What do we mean by root cause analysis? Root cause analysis is really concerned with discovering the primary issue that has caused a known problem. We need to distinguish root causes from others, because telecoms networks – and other systems – are complex. There may be many interlinked issues, some of which occur as a result of another. So, since one problem can trigger another issue, there may be a cascade of problems – but which one was the first in the chain? What is the underlying – or root – cause? RCA enables telecoms engineers to determine which of one or more problems was the trigger.
This matters, because telecoms networks are built from systems that interact and which work in sequences. When one event takes place, others are supposed to follow in a coordinated, automated flow. By the same token, when problems occur, they can also spread rapidly.
This can have serious consequences, because a relatively minor problem can have major repercussions for the entire network and customer base. Not only does discovering the RCA of a problem take time – up to 65% in a typical data center, according to Computer Weekly - and therefore money – the impact on customers can be huge. Issues that cause service disruption to one customer can spread to many thousands, in a short space of time. Indeed, even issues that seem relatively innocuous can transform into problems that disrupt the entire network. If they are unresolved, they can trigger a whole series of related problems.
So, RCA is of fundamental importance. How can you ensure effective RCA for telecoms networks? Of course, the old adage “you can only manage what you can measure” remains relevant. In the context of RCA, this means that you must understand what you are trying to manage. According to the same author, this means that you need a model of the objects and the data you are seeking to manage. An important element of this is the topology of the network. What does this mean?
Network topology includes all of the elements that are to be managed. In telecoms networks – for example, a broadband network – this will include all of the switches and routers, the servers to which they connect, and the means by which they are connected. Network constituents aren’t just connected physically, they may also be connected logically. This means that the components that go to make up a service – a broadband connection of 100mbps, for example, are connected in a particular order to deliver that service.
This also applies to the alarm and alert systems that each element offers.
In any network – not just telecoms – individual components may generate reporting information that includes information about faults. This information is generally collected and integrated into some form of management and monitoring system. As such, an alarm from a router can be traced and tracked. However, an alarm from one thing, may trigger a response and a further alarm from another.

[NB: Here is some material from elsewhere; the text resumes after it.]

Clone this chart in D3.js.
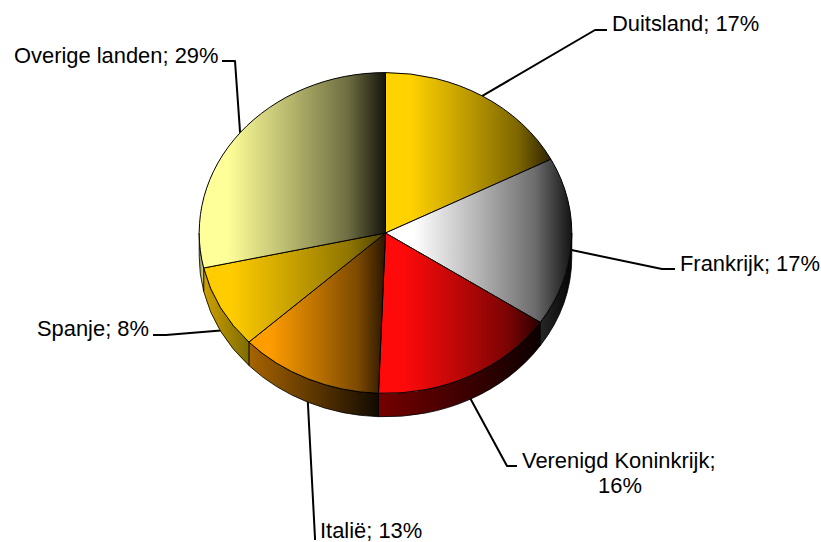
<!DOCTYPE html>
<html><head><meta charset="utf-8">
<script src="https://cdn.jsdelivr.net/npm/d3@7"></script>
<style>html,body{margin:0;padding:0;background:#fff}svg{display:block}text{font-family:"Liberation Sans",Arial,sans-serif;font-size:21.9px;fill:#000}</style>
</head><body><svg id="c" width="821" height="542"></svg>
<script>
const categories = ["Duitsland","Frankrijk","Verenigd Koninkrijk","Italië","Spanje","Overige landen"];
const values = [17.4,17.0,16.2,12.5,8.4,28.5];
const percentLabels = ["17%","17%","16%","13%","8%","29%"];
const topColors = [["#ffd200","#2e2300"],["#ffffff","#141414"],["#ff0a0a","#2a0000"],["#ff9c00","#2a1600"],["#ffcc00","#4a4000"],["#ffff99","#14140c"]];
const wallColors = [["#000","#000"],["#262626","#060606"],["#750000","#0c0000"],["#a86400","#120a00"],["#cfa000","#7d6c00"],["#8f8f58","#d8d88c"]];

const cx=385.5, cy=233, rx=186.3, ry=160.4, depth=23.4;
const svg=d3.select("#c"), defs=svg.append("defs");
const arcs=d3.pie().sort(null).value(d=>d)(values);
const pt=(a,dy=0)=>[cx+rx*Math.sin(a),cy-ry*Math.cos(a)+dy];

function grad(id,c,stops){
  const g=defs.append("linearGradient").attr("id",id).attr("x1",0).attr("x2",1).attr("y1",0).attr("y2",0);
  const mix=d3.interpolateRgb(c[0],c[1]);
  stops.forEach(s=>g.append("stop").attr("offset",s[0]).attr("stop-color",mix(s[1])));
}
const topStops=[[0.15,0],[0.5,0.32],[0.8,0.62],[1,1]];
const wallStops=[[0,0],[1,1]];
topColors.forEach((c,i)=>grad("t"+i,c,topStops));
wallColors.forEach((c,i)=>grad("w"+i,c,wallStops));

const leaderLayout=[
 {elbow:[595,30],end:[607,30],dy:0,tx:612,ty:31},
 {elbow:[662,269],end:[675,269],dy:8,tx:680,ty:271},
 {elbow:[507,466],end:[517,466],dy:22,tx:522,ty:468,wrap:true},
 {elbow:[315,538],end:[315,540],dy:22,tx:320,ty:538},
 {elbow:[166,335],end:[153,335],dy:23,tx:37,ty:336},
 {elbow:[235,61],end:[222,61],dy:0,tx:14,ty:63}
];
const leaders=svg.append("g");
arcs.forEach((d,i)=>{
  const m=(d.startAngle+d.endAngle)/2, L=leaderLayout[i];
  leaders.append("polyline").attr("points",[pt(m,L.dy),L.elbow,L.end].map(p=>p.join(",")).join(" "))
    .attr("fill","none").attr("stroke","#000").attr("stroke-width",2).attr("stroke-linejoin","round");
});

const walls=svg.append("g");
arcs.forEach((d,i)=>{
  const a=Math.max(d.startAngle,Math.PI/2), b=Math.min(d.endAngle,3*Math.PI/2);
  if(b<=a) return;
  const p0=pt(a),p1=pt(b),q1=pt(b,depth),q0=pt(a,depth);
  walls.append("path")
   .attr("d",`M${p0}A${rx},${ry} 0 0 1 ${p1}L${q1}A${rx},${ry} 0 0 0 ${q0}Z`)
   .attr("fill",`url(#w${i})`).attr("stroke","#000").attr("stroke-width",0.8);
});

const arc=d3.arc().innerRadius(0).outerRadius(rx);
svg.append("g").attr("transform",`translate(${cx},${cy}) scale(1,${ry/rx})`)
 .selectAll("path").data(arcs).join("path")
 .attr("d",arc).attr("fill",(d,i)=>`url(#t${i})`)
 .attr("stroke","#000").attr("stroke-width",1).attr("vector-effect","non-scaling-stroke");

const labels=svg.append("g");
categories.forEach((c,i)=>{
  const L=leaderLayout[i];
  if(L.wrap){
    labels.append("text").attr("x",L.tx).attr("y",L.ty).text(c+";");
    labels.append("text").attr("x",620).attr("y",L.ty+25).attr("text-anchor","middle").text(percentLabels[i]);
  } else {
    labels.append("text").attr("x",L.tx).attr("y",L.ty).text(c+"; "+percentLabels[i]);
  }
});
</script></body></html>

This isn’t the place to explain the fundamentals of network management (that would require some months!), but the point should be clear. In order to manage and assure the performance of a telecoms network (so that customers are happy and so that less time is spent fixing or uncovering problems), the topology of the network, both in terms of physical and logical resources and connections must be known and clearly understood.
Location is also crucial to this understanding. If you don’t know where something is, then you cannot take remedial actions that might be required. While some things can be fixed remotely, you may, ultimately, need to make a physical repair, or even to replace something.

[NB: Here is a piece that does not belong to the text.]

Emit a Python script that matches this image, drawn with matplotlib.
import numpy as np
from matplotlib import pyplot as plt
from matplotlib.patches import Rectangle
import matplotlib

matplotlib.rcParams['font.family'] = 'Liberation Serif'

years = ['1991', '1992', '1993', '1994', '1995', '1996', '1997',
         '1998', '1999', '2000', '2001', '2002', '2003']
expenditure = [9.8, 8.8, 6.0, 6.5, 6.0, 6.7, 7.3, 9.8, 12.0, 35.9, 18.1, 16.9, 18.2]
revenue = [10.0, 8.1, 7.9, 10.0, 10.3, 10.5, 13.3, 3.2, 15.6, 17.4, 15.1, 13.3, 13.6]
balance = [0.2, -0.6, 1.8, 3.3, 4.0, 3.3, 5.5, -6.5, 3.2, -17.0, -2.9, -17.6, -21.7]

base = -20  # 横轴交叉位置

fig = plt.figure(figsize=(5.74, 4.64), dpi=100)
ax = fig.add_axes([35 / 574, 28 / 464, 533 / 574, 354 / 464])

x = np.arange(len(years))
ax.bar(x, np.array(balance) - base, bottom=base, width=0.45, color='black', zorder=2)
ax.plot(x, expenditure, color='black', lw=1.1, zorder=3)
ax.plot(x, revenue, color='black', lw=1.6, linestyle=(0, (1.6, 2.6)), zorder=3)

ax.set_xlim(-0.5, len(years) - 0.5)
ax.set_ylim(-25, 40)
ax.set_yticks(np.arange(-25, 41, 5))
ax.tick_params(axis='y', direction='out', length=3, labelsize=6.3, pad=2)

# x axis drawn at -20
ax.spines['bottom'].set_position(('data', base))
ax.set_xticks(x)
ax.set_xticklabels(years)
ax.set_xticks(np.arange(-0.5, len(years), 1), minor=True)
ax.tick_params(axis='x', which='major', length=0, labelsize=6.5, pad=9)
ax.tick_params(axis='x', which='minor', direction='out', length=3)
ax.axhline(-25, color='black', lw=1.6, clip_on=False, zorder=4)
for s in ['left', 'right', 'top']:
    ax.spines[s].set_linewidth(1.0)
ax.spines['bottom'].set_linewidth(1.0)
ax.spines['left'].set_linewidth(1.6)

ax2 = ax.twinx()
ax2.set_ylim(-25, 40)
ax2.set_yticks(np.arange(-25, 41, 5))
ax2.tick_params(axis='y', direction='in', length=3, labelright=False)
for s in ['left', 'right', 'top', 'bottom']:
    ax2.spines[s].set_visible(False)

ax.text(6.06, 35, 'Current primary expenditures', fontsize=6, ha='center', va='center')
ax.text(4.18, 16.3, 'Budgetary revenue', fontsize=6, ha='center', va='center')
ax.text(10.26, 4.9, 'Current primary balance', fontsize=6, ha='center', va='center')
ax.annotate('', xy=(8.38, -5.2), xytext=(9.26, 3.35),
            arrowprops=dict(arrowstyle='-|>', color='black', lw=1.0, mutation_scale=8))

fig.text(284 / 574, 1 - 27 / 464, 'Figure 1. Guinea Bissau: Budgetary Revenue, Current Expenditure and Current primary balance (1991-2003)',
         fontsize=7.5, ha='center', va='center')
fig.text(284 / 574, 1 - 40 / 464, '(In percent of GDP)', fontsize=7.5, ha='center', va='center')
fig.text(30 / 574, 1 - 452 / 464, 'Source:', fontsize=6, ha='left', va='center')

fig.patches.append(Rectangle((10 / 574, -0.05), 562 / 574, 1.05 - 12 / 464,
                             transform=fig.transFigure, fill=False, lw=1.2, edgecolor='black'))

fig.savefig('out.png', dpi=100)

Today’s telecoms networks are generally equipped with sophisticated network management tools. These provide a complete overview of network, service and customer status; offer reporting interfaces for alarms and fault detection; as well as tools to correct issues. Increasingly, we’re moving towards network management solutions that automate the process, taking actions automatically to prevent service loss or serious degradations. Some such systems have also automated the process of root cause analysis, allowing engineers to focus on network enhancement tasks, not routine and remedial activities.
However, to be effective, all network management tools must be able to discover the underlying topology of the network – covering location, connections, physical and logical resources, and providing an overview of the services that are delivered. With increasing dependence on virtualized solutions, these must also be included in the topology map.
Any such tool should be able to auto-discover topology, as this can change. When new network connections are created (a new service to a customer, perhaps), or new resources added to the network (a new customer access point and path, for example), these must be included into the topology.
How can this be achieved? Well, the task is made considerably easier if there is an accurate network inventory system that can handle the discovery function and which can host the entire data model of the network. That’s what we do. CROSS, from CNI, is a complete network inventory solution that maintains a consistent, accurate and single data model of the entire network topology, covering the location of physical, logical, virtual and service elements. It also includes the capacity and the consumption, so that, if a resource is at 50% capacity to meet customer demand, the surplus available for other resources and services is known.
This data model and information set is available for network management solutions, as well as other key business processes. And this means that root cause analysis can also be enabled, quickly and effectively, because the key information required to track alarms and reports to their source – and the relationship between all elements (and thus the potential impact of any issue) can be clearly understood from a single interface.